**INSTRUCTION:** Among the lines listed below, count those that include the string "matplotlib", and state only the count.

**COLLECTED DATA:**
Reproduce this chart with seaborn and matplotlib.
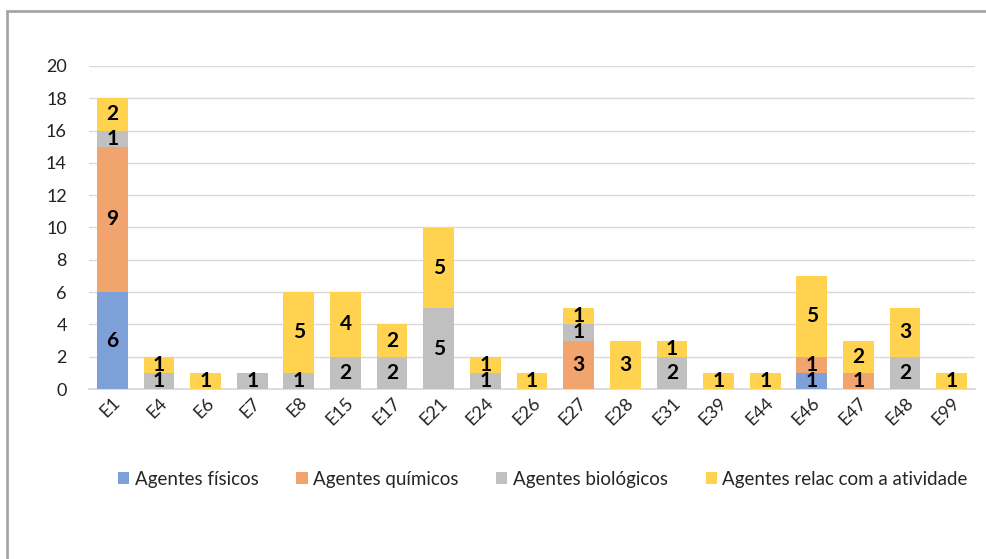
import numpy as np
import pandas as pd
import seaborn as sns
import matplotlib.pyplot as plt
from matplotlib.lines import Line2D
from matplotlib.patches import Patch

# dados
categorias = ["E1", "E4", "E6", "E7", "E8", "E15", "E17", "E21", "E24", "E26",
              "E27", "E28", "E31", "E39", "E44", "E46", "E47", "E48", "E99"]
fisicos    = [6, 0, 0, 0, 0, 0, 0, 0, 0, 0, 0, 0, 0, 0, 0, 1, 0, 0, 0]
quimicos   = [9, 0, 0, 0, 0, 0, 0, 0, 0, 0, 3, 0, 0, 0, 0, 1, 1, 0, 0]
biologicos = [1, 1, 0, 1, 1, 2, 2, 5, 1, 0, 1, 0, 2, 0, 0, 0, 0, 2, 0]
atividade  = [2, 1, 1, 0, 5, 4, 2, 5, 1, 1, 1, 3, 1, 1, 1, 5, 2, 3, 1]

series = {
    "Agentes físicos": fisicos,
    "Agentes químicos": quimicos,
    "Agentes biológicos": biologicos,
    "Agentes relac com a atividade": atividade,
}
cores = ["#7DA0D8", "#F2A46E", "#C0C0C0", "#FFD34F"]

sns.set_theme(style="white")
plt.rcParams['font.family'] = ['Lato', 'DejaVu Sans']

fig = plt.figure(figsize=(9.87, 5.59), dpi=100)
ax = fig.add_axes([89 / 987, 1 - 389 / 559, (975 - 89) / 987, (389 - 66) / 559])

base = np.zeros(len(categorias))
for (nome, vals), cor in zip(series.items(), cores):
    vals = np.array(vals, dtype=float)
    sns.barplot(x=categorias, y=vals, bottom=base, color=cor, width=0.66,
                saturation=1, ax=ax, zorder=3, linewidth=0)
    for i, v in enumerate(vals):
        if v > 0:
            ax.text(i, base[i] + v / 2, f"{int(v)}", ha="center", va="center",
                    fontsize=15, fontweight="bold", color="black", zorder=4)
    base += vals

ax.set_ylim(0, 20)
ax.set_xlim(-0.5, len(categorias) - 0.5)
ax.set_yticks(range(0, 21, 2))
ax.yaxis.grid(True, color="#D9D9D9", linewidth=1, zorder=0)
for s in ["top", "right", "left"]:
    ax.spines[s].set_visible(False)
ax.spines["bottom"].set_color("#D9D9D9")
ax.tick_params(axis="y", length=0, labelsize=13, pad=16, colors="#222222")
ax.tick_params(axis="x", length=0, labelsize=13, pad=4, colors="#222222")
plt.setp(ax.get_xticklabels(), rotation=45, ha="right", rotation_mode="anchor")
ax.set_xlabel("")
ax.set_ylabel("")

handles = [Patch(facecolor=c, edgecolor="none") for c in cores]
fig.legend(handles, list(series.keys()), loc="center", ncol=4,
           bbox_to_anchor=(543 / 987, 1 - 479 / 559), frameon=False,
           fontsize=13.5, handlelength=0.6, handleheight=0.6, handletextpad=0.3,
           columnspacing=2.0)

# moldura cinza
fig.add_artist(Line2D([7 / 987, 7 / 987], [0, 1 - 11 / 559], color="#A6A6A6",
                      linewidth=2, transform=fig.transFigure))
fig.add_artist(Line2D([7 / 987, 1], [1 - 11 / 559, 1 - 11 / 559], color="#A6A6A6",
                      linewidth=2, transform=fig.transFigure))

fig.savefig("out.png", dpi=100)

**ANSWER:** 4